Thursday, 2 July 2015
Recent Test Treates Ebola in Minutes
Harvard Medical School researchers and their partners have shown that a new test can accurately diagnose the Ebola virus disease within minutes at the point of care, providing clinicians with first-hand information for treating patients and containing outbreaks. Researchers from Harvard Medical School (HMS), Partners In Health, and Boston Children’s Hospital have shown that a new, commercially developed rapid-diagnostic test performed at bedside was as sensitive as the conventional laboratory-based method used for clinical testing during the recent outbreak in Sierra Leone.
Inorder to fight Ebola, the first step is to determine which patients are sick with the disease and which with other illnesses that have similar presentation. To use the currently recommended molecular approach, laboratories must be built and samples of highly infectious blood must be drawn, often with unsafe needles and syringes, and then shipped over potentially great distances at substantial risk to the health care workers involved. Then clinicians and patients must wait for results — sometimes for several days. These obstacles and delays prevent timely diagnosis and treatment, and sometimes result in individuals without Ebola being admitted to holding units where they may become infected with the virus, the researchers said.

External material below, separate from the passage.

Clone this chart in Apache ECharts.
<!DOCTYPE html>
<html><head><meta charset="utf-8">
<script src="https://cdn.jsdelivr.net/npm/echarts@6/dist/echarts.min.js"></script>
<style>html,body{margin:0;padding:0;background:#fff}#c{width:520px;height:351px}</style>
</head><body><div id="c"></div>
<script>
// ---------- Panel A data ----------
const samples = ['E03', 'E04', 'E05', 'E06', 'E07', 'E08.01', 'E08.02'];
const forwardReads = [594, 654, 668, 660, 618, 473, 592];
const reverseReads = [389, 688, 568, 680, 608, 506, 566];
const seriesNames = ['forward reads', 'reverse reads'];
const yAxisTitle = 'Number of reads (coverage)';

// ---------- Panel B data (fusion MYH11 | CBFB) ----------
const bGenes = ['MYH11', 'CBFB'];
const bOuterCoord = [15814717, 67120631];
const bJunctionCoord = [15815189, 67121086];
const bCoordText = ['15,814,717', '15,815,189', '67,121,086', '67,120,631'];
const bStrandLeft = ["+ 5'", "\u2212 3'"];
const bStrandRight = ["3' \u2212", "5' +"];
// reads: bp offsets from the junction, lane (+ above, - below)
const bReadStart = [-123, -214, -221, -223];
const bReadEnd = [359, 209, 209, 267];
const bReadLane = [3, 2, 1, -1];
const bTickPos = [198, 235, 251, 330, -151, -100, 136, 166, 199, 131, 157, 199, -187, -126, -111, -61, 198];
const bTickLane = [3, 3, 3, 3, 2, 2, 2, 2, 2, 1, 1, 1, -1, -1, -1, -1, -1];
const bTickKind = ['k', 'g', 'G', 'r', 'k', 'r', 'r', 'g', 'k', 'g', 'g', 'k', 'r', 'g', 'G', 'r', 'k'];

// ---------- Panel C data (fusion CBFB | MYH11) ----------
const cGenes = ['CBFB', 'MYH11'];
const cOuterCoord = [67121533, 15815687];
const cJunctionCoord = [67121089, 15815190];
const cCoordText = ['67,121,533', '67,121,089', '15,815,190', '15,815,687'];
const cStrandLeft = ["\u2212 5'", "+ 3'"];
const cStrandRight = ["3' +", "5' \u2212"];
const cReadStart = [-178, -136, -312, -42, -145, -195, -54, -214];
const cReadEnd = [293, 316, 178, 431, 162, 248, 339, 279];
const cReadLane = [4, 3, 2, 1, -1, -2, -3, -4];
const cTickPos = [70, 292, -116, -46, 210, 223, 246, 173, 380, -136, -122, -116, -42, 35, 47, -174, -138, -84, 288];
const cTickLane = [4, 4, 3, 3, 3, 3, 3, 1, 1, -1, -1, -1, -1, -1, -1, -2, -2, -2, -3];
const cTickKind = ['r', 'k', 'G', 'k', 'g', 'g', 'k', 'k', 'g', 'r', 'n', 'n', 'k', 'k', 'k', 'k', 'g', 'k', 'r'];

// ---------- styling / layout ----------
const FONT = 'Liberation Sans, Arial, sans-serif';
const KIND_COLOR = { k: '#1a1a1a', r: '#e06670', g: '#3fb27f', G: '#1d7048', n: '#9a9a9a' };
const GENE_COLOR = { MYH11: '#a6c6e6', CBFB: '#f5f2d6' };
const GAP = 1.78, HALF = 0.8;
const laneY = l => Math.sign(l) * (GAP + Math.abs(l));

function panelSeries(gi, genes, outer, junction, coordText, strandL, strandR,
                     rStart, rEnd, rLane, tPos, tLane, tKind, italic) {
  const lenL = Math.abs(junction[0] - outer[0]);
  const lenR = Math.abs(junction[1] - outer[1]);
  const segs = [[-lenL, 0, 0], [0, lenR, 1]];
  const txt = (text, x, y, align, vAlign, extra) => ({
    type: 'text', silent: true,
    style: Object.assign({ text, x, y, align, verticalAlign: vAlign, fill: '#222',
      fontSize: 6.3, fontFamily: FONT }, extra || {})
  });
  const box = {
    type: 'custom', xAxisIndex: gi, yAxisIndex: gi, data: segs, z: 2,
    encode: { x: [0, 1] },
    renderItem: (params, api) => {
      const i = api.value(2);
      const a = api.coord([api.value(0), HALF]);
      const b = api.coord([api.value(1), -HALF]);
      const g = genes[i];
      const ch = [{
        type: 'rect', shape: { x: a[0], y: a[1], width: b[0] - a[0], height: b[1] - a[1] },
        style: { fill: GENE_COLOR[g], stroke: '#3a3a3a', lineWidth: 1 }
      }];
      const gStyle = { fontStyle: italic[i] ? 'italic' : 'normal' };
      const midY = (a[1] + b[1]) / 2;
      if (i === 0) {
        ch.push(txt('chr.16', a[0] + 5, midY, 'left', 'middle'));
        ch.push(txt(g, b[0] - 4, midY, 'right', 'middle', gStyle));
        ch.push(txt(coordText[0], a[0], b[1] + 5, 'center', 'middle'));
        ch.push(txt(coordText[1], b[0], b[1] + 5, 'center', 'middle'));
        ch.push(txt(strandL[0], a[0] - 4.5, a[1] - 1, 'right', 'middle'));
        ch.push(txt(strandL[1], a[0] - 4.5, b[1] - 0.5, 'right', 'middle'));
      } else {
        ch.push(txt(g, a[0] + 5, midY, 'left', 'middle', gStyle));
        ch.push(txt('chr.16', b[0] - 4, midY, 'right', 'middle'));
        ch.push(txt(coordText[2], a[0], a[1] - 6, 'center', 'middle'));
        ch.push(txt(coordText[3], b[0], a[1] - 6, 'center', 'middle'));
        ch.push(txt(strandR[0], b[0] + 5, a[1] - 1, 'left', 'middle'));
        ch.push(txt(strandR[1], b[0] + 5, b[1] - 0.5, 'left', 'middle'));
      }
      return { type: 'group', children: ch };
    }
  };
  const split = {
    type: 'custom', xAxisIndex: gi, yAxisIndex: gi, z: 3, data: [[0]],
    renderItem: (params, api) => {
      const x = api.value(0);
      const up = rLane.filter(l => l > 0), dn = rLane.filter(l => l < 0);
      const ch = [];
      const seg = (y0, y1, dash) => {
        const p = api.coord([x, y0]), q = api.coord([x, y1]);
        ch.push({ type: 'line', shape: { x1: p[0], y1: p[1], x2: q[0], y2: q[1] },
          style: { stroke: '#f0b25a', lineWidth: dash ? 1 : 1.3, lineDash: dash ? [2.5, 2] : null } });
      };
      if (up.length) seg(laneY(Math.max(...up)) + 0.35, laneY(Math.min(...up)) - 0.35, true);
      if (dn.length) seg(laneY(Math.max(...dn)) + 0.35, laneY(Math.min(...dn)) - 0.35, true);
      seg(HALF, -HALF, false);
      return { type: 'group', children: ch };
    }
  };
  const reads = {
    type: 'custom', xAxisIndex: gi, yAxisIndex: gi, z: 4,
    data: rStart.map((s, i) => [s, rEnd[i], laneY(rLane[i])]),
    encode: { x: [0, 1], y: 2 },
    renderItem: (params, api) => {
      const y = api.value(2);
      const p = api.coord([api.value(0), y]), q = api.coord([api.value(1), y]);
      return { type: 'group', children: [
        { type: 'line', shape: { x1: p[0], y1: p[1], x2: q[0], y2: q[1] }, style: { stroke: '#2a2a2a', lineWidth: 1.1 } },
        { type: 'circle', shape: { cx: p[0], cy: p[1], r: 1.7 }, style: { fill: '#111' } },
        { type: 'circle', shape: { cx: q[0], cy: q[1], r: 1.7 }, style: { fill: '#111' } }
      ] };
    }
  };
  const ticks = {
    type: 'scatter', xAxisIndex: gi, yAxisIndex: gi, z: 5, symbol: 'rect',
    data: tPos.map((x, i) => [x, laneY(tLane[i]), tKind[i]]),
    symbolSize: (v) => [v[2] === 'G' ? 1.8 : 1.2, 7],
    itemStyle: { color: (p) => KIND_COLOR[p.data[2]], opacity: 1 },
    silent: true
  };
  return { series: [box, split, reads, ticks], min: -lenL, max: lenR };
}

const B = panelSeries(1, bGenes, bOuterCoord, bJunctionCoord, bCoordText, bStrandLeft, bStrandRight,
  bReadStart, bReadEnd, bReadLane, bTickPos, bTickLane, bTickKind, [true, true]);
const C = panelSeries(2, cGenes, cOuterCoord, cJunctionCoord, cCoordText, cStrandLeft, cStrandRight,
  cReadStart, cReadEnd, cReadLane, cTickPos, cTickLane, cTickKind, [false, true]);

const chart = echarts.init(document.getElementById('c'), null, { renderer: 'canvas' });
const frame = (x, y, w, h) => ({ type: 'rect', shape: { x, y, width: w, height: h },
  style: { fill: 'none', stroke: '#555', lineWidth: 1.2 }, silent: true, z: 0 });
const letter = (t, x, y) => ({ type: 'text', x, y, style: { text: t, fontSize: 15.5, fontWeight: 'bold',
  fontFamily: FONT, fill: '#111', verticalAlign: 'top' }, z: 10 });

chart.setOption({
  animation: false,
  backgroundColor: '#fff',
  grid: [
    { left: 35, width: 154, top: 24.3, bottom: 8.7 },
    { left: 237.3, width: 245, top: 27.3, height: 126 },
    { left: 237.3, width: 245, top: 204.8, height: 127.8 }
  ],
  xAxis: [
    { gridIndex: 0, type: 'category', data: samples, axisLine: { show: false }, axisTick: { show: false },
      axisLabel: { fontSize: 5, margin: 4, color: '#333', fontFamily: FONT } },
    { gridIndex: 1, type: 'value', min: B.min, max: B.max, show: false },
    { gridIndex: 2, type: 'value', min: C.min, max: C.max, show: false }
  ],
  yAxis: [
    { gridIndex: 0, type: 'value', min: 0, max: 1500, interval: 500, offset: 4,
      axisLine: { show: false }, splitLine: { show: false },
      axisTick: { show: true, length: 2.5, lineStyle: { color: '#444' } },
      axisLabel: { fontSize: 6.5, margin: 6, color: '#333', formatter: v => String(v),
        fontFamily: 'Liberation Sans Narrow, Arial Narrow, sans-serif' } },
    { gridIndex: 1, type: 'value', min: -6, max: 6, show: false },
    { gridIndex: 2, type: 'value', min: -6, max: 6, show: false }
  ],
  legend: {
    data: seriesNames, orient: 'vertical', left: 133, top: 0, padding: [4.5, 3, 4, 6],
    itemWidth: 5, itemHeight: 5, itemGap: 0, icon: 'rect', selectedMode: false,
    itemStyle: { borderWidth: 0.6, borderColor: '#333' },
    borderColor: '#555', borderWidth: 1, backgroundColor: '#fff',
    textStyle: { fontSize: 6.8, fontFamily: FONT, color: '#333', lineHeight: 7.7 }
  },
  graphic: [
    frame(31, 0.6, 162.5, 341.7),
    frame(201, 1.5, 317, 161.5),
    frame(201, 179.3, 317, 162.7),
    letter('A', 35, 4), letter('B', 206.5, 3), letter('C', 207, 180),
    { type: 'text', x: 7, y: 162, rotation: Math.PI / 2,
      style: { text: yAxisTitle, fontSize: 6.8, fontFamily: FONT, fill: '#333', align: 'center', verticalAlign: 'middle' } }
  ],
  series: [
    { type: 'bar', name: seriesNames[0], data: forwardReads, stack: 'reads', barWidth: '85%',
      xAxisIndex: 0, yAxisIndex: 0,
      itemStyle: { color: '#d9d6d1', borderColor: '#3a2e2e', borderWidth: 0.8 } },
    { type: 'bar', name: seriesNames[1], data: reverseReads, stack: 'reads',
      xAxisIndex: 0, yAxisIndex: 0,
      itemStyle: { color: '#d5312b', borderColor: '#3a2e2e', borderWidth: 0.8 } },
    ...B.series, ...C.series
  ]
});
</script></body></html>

The researchers noted that it was essential to study the test in the field to see whether it worked in the challenging conditions clinicians face in rural clinics and in Ebola treatment units in such places as Sierra Leone. For example, wearing the required personal protective equipment can make it difficult to read the test strip, so instead of having one clinician check results, the research team developed a method in which two clinicians checked each test, with a third stepping up in cases where the first two disagreed.